Economic pressures continue to hamper consumer spending, and industry players are not expecting to see the usual increase in demand as factories close for the two-week holiday.

According to a global freight forwarder, the year-end holiday in 2022 did not deplete stock levels.

For this reason, a limited uptick in demand is expected after the Chinese Lunar New Year period.

Rate data provider TAC Index said rates were trending downwards, which seems to confirm the lack of a Chinese New Year rush.

“There were no signs yet of any rise towards a ‘mini peak’ ahead of Chinese New Year, with outbound Shanghai [rate index] falling steeply by 10.3% week on week, leaving that index down 40.8% year on year,” TAC Index said in its weekly market summary.

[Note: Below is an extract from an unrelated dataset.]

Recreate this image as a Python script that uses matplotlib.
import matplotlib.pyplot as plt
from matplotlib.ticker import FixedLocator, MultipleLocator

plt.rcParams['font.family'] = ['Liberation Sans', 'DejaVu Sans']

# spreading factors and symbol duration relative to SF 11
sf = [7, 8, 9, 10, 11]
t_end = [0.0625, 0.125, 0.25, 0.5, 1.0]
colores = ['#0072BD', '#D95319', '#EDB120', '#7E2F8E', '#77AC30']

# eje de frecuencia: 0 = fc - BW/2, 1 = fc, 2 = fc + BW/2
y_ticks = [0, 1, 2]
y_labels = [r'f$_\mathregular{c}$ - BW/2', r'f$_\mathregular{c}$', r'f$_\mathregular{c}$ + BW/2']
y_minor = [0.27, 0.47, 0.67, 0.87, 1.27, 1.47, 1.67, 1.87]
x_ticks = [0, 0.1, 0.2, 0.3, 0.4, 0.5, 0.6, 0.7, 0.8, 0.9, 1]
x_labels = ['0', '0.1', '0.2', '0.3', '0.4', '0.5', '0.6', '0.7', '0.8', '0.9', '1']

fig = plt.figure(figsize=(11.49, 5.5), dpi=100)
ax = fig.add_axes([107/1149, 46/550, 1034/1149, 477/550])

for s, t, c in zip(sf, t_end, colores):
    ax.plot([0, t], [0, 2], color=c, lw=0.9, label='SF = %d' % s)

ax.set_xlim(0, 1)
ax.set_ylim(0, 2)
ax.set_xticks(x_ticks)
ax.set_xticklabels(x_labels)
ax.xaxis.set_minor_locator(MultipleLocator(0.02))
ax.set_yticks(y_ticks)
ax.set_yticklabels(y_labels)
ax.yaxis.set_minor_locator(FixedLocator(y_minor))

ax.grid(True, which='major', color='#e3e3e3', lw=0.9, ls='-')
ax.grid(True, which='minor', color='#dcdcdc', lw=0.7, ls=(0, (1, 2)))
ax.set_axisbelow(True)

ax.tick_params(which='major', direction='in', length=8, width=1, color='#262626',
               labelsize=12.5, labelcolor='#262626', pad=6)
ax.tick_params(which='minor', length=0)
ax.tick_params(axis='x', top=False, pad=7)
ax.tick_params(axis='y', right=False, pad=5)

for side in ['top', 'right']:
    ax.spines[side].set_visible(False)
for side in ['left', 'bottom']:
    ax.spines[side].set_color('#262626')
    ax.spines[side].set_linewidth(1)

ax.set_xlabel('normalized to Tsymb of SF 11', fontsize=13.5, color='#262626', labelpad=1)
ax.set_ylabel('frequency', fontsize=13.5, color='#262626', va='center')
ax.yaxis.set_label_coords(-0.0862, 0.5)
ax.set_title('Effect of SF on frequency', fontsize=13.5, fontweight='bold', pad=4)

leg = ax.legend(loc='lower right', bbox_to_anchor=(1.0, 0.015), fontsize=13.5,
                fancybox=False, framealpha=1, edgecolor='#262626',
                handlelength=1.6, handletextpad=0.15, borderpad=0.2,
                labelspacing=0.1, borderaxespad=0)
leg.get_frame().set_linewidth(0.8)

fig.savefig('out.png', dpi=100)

However, there are indications factories were preparing for a rise in COVID cases after the holiday due to more mixing as people return home for the break.

“Some sources said Chinese suppliers were ramping up production ahead of a potential rise in infections over Chinese New Year, though others suggested local COVID levels may have already peaked in December,” TAC noted.

Data provider CLIVE also identified the potential impact of rising COVID cases: “What lies ahead remains uncertain. After a surprisingly strong start for the air cargo market in January 2022, this new year will likely be impacted by the earlier Chinese New Year and growing concerns of rising COVID levels which, in China, is already impacting some factory production.”